GOAL: Quote word for word the lines below, beginning with the first and ending with the one that has "from bokeh.resources import INLINE". Drop the pictures.

DATASET EXTRACT:
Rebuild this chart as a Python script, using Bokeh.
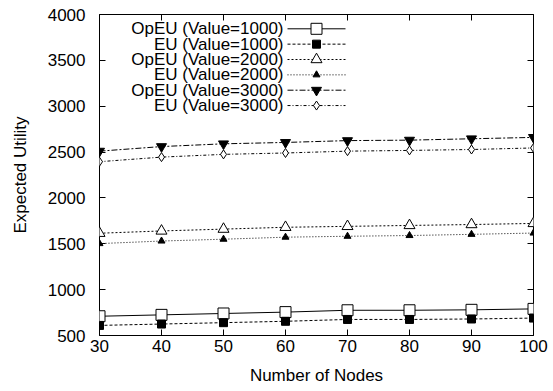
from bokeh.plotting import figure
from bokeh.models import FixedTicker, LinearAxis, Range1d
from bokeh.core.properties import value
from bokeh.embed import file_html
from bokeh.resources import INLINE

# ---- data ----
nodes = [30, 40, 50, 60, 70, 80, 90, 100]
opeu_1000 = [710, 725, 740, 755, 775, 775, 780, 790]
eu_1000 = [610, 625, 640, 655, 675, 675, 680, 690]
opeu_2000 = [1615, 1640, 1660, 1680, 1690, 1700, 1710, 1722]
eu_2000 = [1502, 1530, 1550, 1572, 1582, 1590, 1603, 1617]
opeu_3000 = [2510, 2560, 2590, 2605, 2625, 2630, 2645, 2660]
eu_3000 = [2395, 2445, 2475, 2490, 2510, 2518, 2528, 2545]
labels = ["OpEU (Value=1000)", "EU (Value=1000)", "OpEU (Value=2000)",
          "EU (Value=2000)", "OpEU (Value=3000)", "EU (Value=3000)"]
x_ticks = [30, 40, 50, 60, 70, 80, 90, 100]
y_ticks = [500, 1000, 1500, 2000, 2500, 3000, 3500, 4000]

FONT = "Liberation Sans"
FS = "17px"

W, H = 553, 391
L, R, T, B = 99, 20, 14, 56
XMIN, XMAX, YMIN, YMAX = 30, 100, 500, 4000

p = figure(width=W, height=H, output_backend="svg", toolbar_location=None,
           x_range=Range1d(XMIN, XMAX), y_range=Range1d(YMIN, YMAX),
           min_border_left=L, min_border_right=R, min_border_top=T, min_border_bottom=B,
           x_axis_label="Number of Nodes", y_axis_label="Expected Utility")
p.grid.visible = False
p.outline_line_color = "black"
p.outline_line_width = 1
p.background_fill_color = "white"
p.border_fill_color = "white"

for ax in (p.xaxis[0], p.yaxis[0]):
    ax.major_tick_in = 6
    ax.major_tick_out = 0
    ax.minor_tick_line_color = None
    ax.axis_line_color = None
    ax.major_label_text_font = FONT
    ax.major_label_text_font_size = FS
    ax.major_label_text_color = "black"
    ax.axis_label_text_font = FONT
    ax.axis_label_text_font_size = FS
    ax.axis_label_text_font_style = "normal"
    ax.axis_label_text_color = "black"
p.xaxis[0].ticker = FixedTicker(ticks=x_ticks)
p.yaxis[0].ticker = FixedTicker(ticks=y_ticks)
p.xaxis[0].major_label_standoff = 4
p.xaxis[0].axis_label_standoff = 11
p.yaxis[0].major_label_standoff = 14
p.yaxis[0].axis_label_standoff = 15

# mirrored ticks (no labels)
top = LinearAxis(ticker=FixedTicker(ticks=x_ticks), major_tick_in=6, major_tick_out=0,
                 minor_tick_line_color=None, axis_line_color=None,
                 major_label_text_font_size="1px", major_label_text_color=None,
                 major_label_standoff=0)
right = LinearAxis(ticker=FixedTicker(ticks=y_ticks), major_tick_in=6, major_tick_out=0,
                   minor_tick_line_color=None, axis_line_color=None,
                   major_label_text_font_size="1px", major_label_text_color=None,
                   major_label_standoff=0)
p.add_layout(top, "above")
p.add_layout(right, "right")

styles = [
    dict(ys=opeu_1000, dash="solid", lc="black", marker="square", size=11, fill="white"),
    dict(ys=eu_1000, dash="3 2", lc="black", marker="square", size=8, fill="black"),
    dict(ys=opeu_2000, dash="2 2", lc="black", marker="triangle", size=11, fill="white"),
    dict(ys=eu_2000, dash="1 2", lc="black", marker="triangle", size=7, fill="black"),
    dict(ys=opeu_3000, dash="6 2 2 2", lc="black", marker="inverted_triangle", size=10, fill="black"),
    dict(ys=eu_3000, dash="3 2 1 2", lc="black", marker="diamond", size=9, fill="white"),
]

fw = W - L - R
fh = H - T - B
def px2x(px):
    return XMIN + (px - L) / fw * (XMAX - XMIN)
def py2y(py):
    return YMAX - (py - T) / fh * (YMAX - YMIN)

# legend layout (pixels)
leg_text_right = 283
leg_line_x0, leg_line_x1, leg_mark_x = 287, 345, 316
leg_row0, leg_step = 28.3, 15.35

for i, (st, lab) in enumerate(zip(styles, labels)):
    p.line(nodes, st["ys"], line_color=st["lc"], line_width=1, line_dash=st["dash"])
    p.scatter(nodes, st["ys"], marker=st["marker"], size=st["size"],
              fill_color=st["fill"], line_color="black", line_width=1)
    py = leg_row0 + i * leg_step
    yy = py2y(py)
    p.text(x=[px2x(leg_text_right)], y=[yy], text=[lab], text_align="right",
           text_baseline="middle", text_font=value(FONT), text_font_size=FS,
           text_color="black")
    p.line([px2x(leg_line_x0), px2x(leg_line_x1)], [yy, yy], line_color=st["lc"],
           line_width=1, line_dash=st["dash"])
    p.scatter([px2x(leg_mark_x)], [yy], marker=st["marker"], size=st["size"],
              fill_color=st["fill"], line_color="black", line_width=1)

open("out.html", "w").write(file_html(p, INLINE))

RESULT OF THIS EXERCISE:
Rebuild this chart as a Python script, using Bokeh.
from bokeh.plotting import figure
from bokeh.models import FixedTicker, LinearAxis, Range1d
from bokeh.core.properties import value
from bokeh.embed import file_html
from bokeh.resources import INLINE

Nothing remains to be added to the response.